The S&P/TSX Venture Composite Index – {TSX: VIJX}, commonly known as the Toronto Venture Exchange has lost 45% in value in the last year.

This is quite an incredible and alarming drop for a single year, and only highlights the issues the Venture is facing. What are the causes for this fall?

It is very sobering to realise that the Toronto Venture Exchange {TSX: VIJX}, has lost 45% in value in the last 12 months!


Only one year ago the index stood at the heady heights of 1050, having fallen from the recent high of 2450 in January 2011, and the all time high of 3350, reached in 2007.


Clearly with around 70% of the index consisting of junior resource companies, and with the “commodities supercycle” now seriously off the rails, with falling prices of gold, copper, oil, etc.etc.a fall is to be expected, of course.  What is not to be expected is the severity of the fall, which is becoming precipitous, and  begs the obvious question, why has the index fallen so far,and continues to fall?


Currently, 66% of mining companies listed on the TSX. Venture Exchange have a market cap of CAD $1 million or under!   That is an incredible fact, and as stock values continue to fall, along with commodity prices, it is also a number that is increasing!


These vast majority,if not all these companies have no real future as investments, in the current low and falling commodity price environment, they are simply hanging on doing smaller and smaller “keep the lights on and pay the salaries” type financings amongst friends and insiders, and this surely cannot continue for much longer?


Their continued presence on the Exchange is almost embarrassing, but their listing fees of around CAD $35,000 per company per year are readily accepted by the exchange of course!


I think the answer is fairly obvious, and  simply that far too many of the companies listed on the Venture Exchange are clearly lifestyle vehicles for the management, and not looking after shareholder interests.


It’s about time that people started to look at the accounts of companies they are invested in, or are contemplating investing in!


In particular, they should refer to the the Related Party section of the accounts, which is conveniently located at the very end (for obvious reasons!), of 20 or 30 mind numbingly boring pages of property descriptions and endless tables of figure.


They can be very illuminating!  In addition to showing the the CEO’s salary, and remunerations of other directors, this is where you can often find management rewarding themselves in other, obscure ways.

The favourites are;

  • A director is being paid for legal services provided to the company.
  • A director is being paid for geological services tot he company.
  • A company owned by a director is being paid for the office rental.
  • A company owned by a director is being paid to provide secretarial services.
  • A director is being paid for ‘consultancy services’ to the company.
  • A director vending in a property he already owns for a large price than he paid for it.
  • A director owning the drilling company that performs the work for the company.


The amounts involves can sometimes be eye watering, and the name of the recipient director, nor a description of the ‘consultancy services’ provided will ever be given.
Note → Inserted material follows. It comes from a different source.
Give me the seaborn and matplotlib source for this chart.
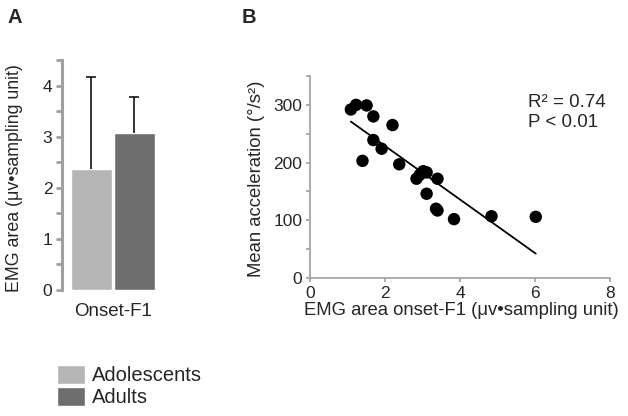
import matplotlib
matplotlib.use("Agg")
import matplotlib.pyplot as plt
import seaborn as sns
import numpy as np
import pandas as pd
from matplotlib.ticker import MultipleLocator

# ---------------- data ----------------
groups = ["Adolescents", "Adults"]
category = "Onset-F1"
emg_mean = [2.37, 3.07]
emg_err = [1.79, 0.70]
group_colors = ["#b5b5b5", "#6e6e6e"]

emg_x = [1.09, 1.23, 1.51, 1.69, 2.20, 1.69, 1.91, 1.40, 2.38, 2.84,
         2.93, 3.02, 3.11, 3.40, 3.11, 3.36, 3.40, 3.84, 4.84, 6.02]
accel_y = [292, 300, 299, 280, 265, 239, 224, 203, 197, 172,
           179, 185, 183, 172, 146, 120, 117, 102, 107, 106]
fit_slope = -46.4
fit_intercept = 321.6
stats_text = "R\u00b2 = 0.74\nP < 0.01"

# ---------------- style ----------------
sns.set_style("white")
plt.rcParams['font.family'] = ['Liberation Sans', 'DejaVu Sans']

W, H = 628, 416
fig = plt.figure(figsize=(W / 100, H / 100), dpi=100)

spine_grey = "#a0a0a0"

# ---------------- panel A ----------------
axA = fig.add_axes([62 / W, (H - 290) / H, (172 - 62) / W, (290 - 60) / H])
dfA = pd.DataFrame({"cat": [category] * len(groups), "group": groups, "val": emg_mean})
sns.barplot(data=dfA, x="cat", y="val", hue="group", hue_order=groups,
            palette=group_colors, errorbar=None, width=0.8, gap=0.05,
            saturation=1, ax=axA, legend=True)
handles, labels = axA.get_legend_handles_labels()
axA.get_legend().remove()

bars = [p for p in axA.patches if p.get_height() > 0][:len(groups)]
for p, err in zip(bars, emg_err):
    cx = p.get_x() + p.get_width() / 2
    top = p.get_height()
    _, caps, _ = axA.errorbar(cx, top, yerr=[[0], [err]], color="black", lw=1.1,
                              capsize=3.5, capthick=1.1, fmt="none")
    if len(caps) > 1:
        caps[0].set_visible(False)

axA.set_ylim(0, 4.5)
axA.set_xlim(-0.474, 0.55)
axA.yaxis.set_major_locator(MultipleLocator(1))
axA.yaxis.set_minor_locator(MultipleLocator(0.5))
for s in ["top", "right", "bottom"]:
    axA.spines[s].set_visible(False)
axA.spines["left"].set_color(spine_grey)
axA.spines["left"].set_linewidth(2.2)
axA.tick_params(axis="y", which="both", left=True, direction="out", length=4,
                width=2, color=spine_grey, labelsize=12.5, pad=3)
axA.tick_params(axis="x", length=0, labelsize=13.5, pad=9)
axA.set_xlabel("")
axA.set_ylabel("EMG area (\u03bcv\u2022sampling unit)", fontsize=12.8)
axA.yaxis.set_label_coords(-0.355, 0.485)

fig.legend(handles, labels, loc="upper left", bbox_to_anchor=(57 / W, 1 - 365 / H),
           frameon=False, fontsize=14.5, handlelength=1.4, handleheight=1.05,
           labelspacing=0.08, handletextpad=0.35, borderpad=0, borderaxespad=0)

# ---------------- panel B ----------------
axB = fig.add_axes([310 / W, (H - 278) / H, 300 / W, (278 - 76) / H])
sns.scatterplot(x=emg_x, y=accel_y, color="black", s=80, edgecolor="none", ax=axB)
xs = np.array([min(emg_x), max(emg_x)])
sns.lineplot(x=xs, y=fit_intercept + fit_slope * xs, color="black", lw=1.3, ax=axB)

axB.set_xlim(0, 8)
axB.set_ylim(0, 350)
axB.xaxis.set_major_locator(MultipleLocator(2))
axB.yaxis.set_major_locator(MultipleLocator(100))
axB.yaxis.set_minor_locator(MultipleLocator(50))
for s in ["top", "right"]:
    axB.spines[s].set_visible(False)
for s in ["left", "bottom"]:
    axB.spines[s].set_color(spine_grey)
    axB.spines[s].set_linewidth(1.2)
axB.tick_params(axis="both", which="both", left=True, bottom=True, direction="out",
                length=3, width=1.2, color=spine_grey, labelsize=12.5, pad=2.5)
axB.set_xlabel("EMG area onset-F1 (\u03bcv\u2022sampling unit)", fontsize=13.3)
axB.xaxis.set_label_coords(0.505, -0.118)
axB.xaxis.label.set_verticalalignment("top")
axB.set_ylabel("Mean acceleration (\u00b0/s\u00b2)", fontsize=13.3)
axB.yaxis.set_label_coords(-0.15, 0.49)
axB.text(5.81, 318, stats_text, fontsize=13.5, va="top", ha="left", linespacing=1.2)

# ---------------- panel letters ----------------
fig.text(8 / W, 1 - 8 / H, "A", fontsize=14.5, fontweight="bold", va="top", ha="left")
fig.text(242 / W, 1 - 8 / H, "B", fontsize=14.5, fontweight="bold", va="top", ha="left")

fig.savefig("out.png", dpi=100, facecolor="white")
When a CEO or director is asked his remuneration, he will only quote his standard salary figure, not the figure actually earned inclusive of his additional earnings.


I have learned to always check the Related Party section of the accounts before I make an investment decision in any company,as they tell the real story!  Many companies have an empty section here because they are running in a transparent and honest way, and these are the companies I will consider investing in.